The picture has changed quite radically in the last two years. This is a strong trend because it’s not based on any incentives or promotions but on the attitudes and behaviors of people.

There was another hype cycle, based not on the relevant facts (such as actual growth of the net) but on the same sort of speculative “bubble” as in the United States. Quite predictably, another hangover followed, with widespread gloom, disappointment and dismay.

There is less talk nowadays about “incentives” but the government and parliament are still busy trying to legislate and regulate – and doing it badly.

We are already suffering from bad laws, such as the poorly conceived regulation on “data protection” (that generates lots of unnecessary bureaucracy and doesn’t protect privacy), absurdly restrictive rules on copyright, etcetera.

Just as this article goes into print a clumsily conceived (and poorly written) law has been issued, which, if interpreted literally, would make it illegal to publish anything online by anyone who isn’t a registered publisher or journalist.

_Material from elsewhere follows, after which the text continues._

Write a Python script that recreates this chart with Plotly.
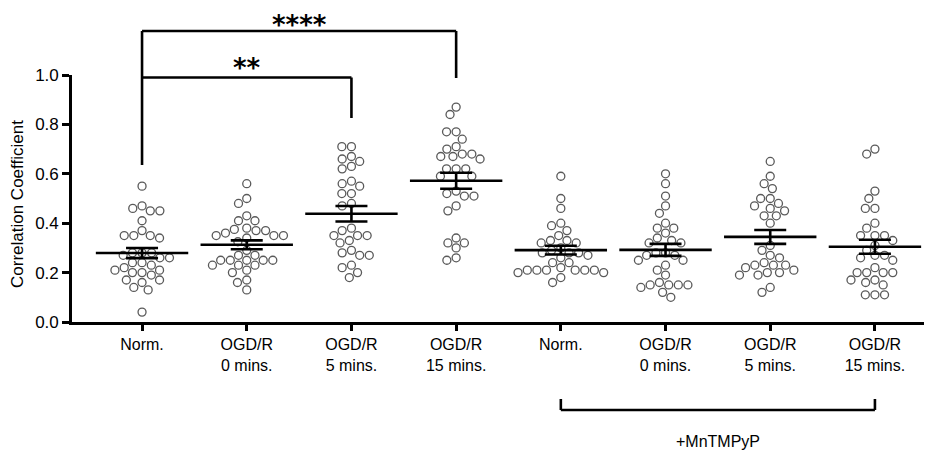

There was widespread protest and a government spokesman rushed to declare that no censorship was intended and there will be no limitation of “free speech” online. But the legal issue hasn’t been clarified and its implications remain confusing.

It’s hard to tell if these mistakes in regulation are caused by ignorance or the influence of censorship-oriented lobbies. Probably a combination of the two. But the fact is that, once again, legislators have done a bad job – and it’s unclear if, how and when the resulting mess will be corrected.